Senatore Chiti, il Pd intende presentare una sua proposta di riforma delle istituzioni?
«Guardi, noi una proposta l’abbiamo già presentata e sul finire della scorsa legislatura fu anche approvata all’unanimità in commissione Affari costituzionali».

La famosa bozza Violante.
«Appunto, visto che allora vi fu un’importante convergenza su un modello che, come avviene in Germania e in Spagna, puntava a rafforzare tanto il governo quanto il parlamento, mi sembrerebbe logico ripartire da lì».

Esclude che il Pd possa votare una qualche forma di elezione diretta di chi governa?

«No, ma temo che l’intenzione sia quella di applicare su base nazionale il modello delle regioni».

Che funziona bene…
«Sì, ma su scala nazionale non andrebbe bene per l’Italia».

Perché?
«Perché l’assemblea ragionale è a dir poco subalterna rispetto al presidente della regione».

E’ un no al presidenzialismo?
«Guardi, se proprio si deve parlare di presidenzialismo, allora il modello migliore è quello
americano, dove il Congresso ha una sua forte autonomia».

La Lega preme per il modello semipresidenziale francese.
«Personalmente, sono scettico: lì il Parlamento è troppo debole e c’è sempre il rischio che tra capo del governo e capo dello Stato si scateni un conflitto lacerante».

Però, se la proposta fosse condita con un sistema elettorale a doppio turno di collegio come accade in Francia…
«Beh, è ovvio che quel modello può funzionare solo con quel tipo di sistema elettorale».

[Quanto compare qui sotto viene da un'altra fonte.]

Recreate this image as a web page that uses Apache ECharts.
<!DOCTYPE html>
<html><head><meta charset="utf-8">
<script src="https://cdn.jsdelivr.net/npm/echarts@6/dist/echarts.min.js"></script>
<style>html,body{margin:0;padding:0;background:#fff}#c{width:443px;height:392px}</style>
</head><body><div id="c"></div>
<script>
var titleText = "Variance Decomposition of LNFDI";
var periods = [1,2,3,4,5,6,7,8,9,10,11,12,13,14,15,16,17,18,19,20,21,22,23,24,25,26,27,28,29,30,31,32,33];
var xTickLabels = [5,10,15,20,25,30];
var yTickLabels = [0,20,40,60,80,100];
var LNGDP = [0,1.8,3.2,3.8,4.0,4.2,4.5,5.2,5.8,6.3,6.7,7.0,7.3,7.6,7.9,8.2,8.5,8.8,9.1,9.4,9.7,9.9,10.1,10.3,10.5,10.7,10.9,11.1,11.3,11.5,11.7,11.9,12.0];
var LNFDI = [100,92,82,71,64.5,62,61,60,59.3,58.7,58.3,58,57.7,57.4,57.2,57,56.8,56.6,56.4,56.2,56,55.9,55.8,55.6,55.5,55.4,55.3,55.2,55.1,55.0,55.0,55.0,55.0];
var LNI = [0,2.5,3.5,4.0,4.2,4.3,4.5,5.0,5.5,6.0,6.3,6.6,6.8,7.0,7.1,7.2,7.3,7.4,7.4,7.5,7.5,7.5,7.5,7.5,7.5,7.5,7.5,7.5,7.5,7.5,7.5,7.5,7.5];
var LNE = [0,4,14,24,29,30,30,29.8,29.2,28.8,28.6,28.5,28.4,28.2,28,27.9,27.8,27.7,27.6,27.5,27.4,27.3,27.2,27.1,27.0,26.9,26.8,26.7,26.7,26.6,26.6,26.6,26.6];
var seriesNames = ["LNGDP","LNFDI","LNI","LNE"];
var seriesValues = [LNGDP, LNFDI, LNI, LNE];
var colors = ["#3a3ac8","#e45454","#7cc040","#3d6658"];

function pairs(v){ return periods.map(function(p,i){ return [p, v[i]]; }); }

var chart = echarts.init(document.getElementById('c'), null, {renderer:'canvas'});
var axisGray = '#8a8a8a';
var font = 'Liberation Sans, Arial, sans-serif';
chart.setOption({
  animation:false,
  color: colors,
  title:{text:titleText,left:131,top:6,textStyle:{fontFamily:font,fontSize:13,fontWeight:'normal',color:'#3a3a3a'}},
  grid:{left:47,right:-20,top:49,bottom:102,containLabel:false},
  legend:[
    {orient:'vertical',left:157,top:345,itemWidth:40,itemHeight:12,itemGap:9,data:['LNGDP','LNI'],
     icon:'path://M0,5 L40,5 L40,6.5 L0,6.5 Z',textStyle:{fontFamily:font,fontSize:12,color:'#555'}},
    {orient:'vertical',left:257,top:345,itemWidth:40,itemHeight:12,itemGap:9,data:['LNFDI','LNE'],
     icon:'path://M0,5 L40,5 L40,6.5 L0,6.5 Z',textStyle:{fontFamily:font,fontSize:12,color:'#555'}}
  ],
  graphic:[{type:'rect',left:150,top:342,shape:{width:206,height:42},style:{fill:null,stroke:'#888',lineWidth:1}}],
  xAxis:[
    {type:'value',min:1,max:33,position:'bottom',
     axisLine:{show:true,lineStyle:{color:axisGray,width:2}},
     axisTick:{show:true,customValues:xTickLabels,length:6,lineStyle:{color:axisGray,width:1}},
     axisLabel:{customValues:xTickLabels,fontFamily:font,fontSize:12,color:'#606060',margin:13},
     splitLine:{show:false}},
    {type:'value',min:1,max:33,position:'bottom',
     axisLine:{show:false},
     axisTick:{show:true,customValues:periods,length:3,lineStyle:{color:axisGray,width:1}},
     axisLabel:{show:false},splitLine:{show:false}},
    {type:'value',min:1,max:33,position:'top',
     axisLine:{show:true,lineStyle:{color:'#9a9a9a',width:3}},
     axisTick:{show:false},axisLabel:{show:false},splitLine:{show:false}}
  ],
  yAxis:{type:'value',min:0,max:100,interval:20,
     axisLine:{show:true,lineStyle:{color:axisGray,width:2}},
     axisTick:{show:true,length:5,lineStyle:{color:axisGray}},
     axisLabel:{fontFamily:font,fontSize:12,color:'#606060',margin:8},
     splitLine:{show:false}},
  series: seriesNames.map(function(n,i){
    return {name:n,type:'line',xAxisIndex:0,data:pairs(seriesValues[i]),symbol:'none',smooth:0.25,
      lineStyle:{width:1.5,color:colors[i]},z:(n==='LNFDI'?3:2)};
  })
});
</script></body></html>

Par di capire che voi condizioniate l’intesa sulla forma di governo a quella sulla legge elettorale…
«E’ così, non c’è dubbio: le due cose debbono marciare insieme. Noi vogliamo un sistema elettorale che consenta ai cittadini di scegliere i propri rappresentanti e di sapere al momento del voto quale maggioranza formerà il governo».

Nel Pd, però, c’è di tutto: Bersani vuole il Mattarellum, D’Alema il proporzionale, Veltroni il doppio turno di collegio.
«Siamo aperti a una pluralità di opzioni, ma tutti noi riteniamo imprescindibile l’affermazione dei principi che le ho appena riassunto. Anche in questo caso, però, c’è un precedente…».

Ossia?
«Poco prima che l’ultimo governo Prodi entrasse in crisi, Pd, FI, Prc, Udc e Sinistra e Libertà trovarono l’accordo su un sistema proporzionale con sbarramento al 5%, collegi molto piccoli e recupero dei resti su base regionale. Un’intesa, evidentemente, è possibile».

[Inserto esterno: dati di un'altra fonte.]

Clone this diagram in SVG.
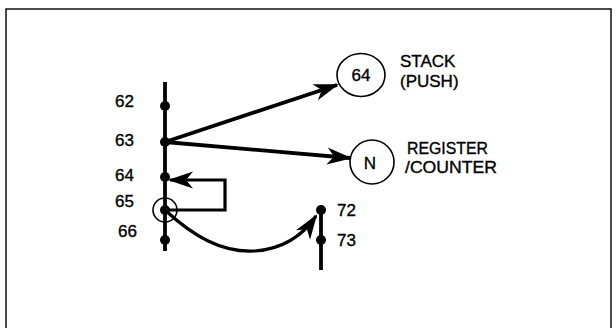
<svg xmlns="http://www.w3.org/2000/svg" width="616" height="328" viewBox="0 0 616 328">
<style>
.t{font-family:"Liberation Sans",Arial,sans-serif;font-size:17px;fill:#000;stroke:#000;stroke-width:0.35}
.thick{fill:none;stroke:#000;stroke-width:3.8}
.med{fill:none;stroke:#000;stroke-width:3.2}
.thin{fill:none;stroke:#000;stroke-width:1.6}
.dot{fill:#000}
</style>
<defs>
<marker id="ah" markerUnits="userSpaceOnUse" markerWidth="30" markerHeight="24" viewBox="-26 -12 30 24" refX="0" refY="0" orient="auto">
<path d="M2,0 L-23,-8.5 L-16,0 L-23,8.5 Z" fill="#000"/>
</marker>
</defs>
<rect width="616" height="328" fill="#fff"/>
<path d="M6,330 V9 H611 V330" fill="none" stroke="#111" stroke-width="1.5"/>

<g id="bus-left">
<line class="thick" x1="165" y1="82" x2="165" y2="251"/>
<circle class="dot" cx="165" cy="106" r="5"/>
<circle class="dot" cx="165" cy="142" r="5"/>
<circle class="dot" cx="165" cy="177" r="5"/>
<circle class="dot" cx="165" cy="210" r="5"/>
<circle class="dot" cx="165" cy="240" r="5"/>
<circle class="thin" cx="165" cy="210" r="12"/>
<text class="t" x="134" y="107" text-anchor="end">62</text>
<text class="t" x="134" y="146" text-anchor="end">63</text>
<text class="t" x="134" y="181" text-anchor="end">64</text>
<text class="t" x="134" y="207" text-anchor="end">65</text>
<text class="t" x="137" y="237" text-anchor="end">66</text>
</g>

<g id="bus-right">
<line class="thick" x1="321" y1="210" x2="321" y2="270"/>
<circle class="dot" cx="321" cy="210" r="5"/>
<circle class="dot" cx="321" cy="240" r="5"/>
<text class="t" x="337" y="216">72</text>
<text class="t" x="337" y="246">73</text>
</g>

<g id="stack">
<ellipse class="thin" cx="361" cy="75" rx="24" ry="21.5"/>
<text class="t" x="361" y="81" text-anchor="middle">64</text>
<text class="t" x="400" y="67">STACK</text>
<text class="t" x="400" y="86.5">(PUSH)</text>
</g>

<g id="register">
<ellipse class="thin" cx="372" cy="162" rx="22" ry="22"/>
<text class="t" x="370" y="169" text-anchor="middle">N</text>
<text class="t" x="407" y="154" textLength="81" lengthAdjust="spacingAndGlyphs">REGISTER</text>
<text class="t" x="405" y="173" textLength="92" lengthAdjust="spacingAndGlyphs">/COUNTER</text>
</g>

<g id="connectors">
<line class="thick" x1="165" y1="142" x2="337" y2="85" marker-end="url(#ah)"/>
<line class="thick" x1="165" y1="142" x2="350" y2="158" marker-end="url(#ah)"/>
<path class="med" d="M165,210 H225 V180 H170" marker-end="url(#ah)"/>
<path class="med" d="M165,210 C193,236 222,253 255,251 C283,249 303,235 316,216" marker-end="url(#ah)"/>
</g>
</svg>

La Lega teme che senza un accordo sulla forma di governo voi impallinerete il federalismo…
«La Lega ha ragione, il rischio c’è: le riforme si tengono tra loro e se si rompe sulla forma di governo e sul sistema elettorale, l’intesa sul federalismo sarà più difficile. Per questo faccio una proposta».

Cosa propone?
«Di partire dalle questioni più facilmente condivisibili, per far maturare un clima fecondo sul resto».

Dunque, bisogna partire da?
«Dalla riduzione del numero dei parlamentari, dall’attuazione del federalismo e dalla fine del bicameralismo perfetto».

Cosa pensa del premierato?
«Se allude al modello inglese, va bene: lì il premier non è eletto direttamente e il suo potere è bilanciato da quello del Parlamento, e dunque del partito che l’ha espresso».

Veniamo al Pd, dopo le regionali è ricominciato lo scontro interno…
«Di tutto abbiamo bisogno tranne che di riaprire il congresso. Le questioni sono tre: dobbiamo capire perché, a differenza di quel che è accaduto in Francia, l’astensionismo ha penalizzato l’opposizione e il Pd non viene considerato un’alternativa credibile; dobbiamo costruire una coalizione omogenea, perché è impensabile tornare ai 12 partiti dell’Unione; il partito deve darsi gambe forti sul territorio: dunque una struttura federale».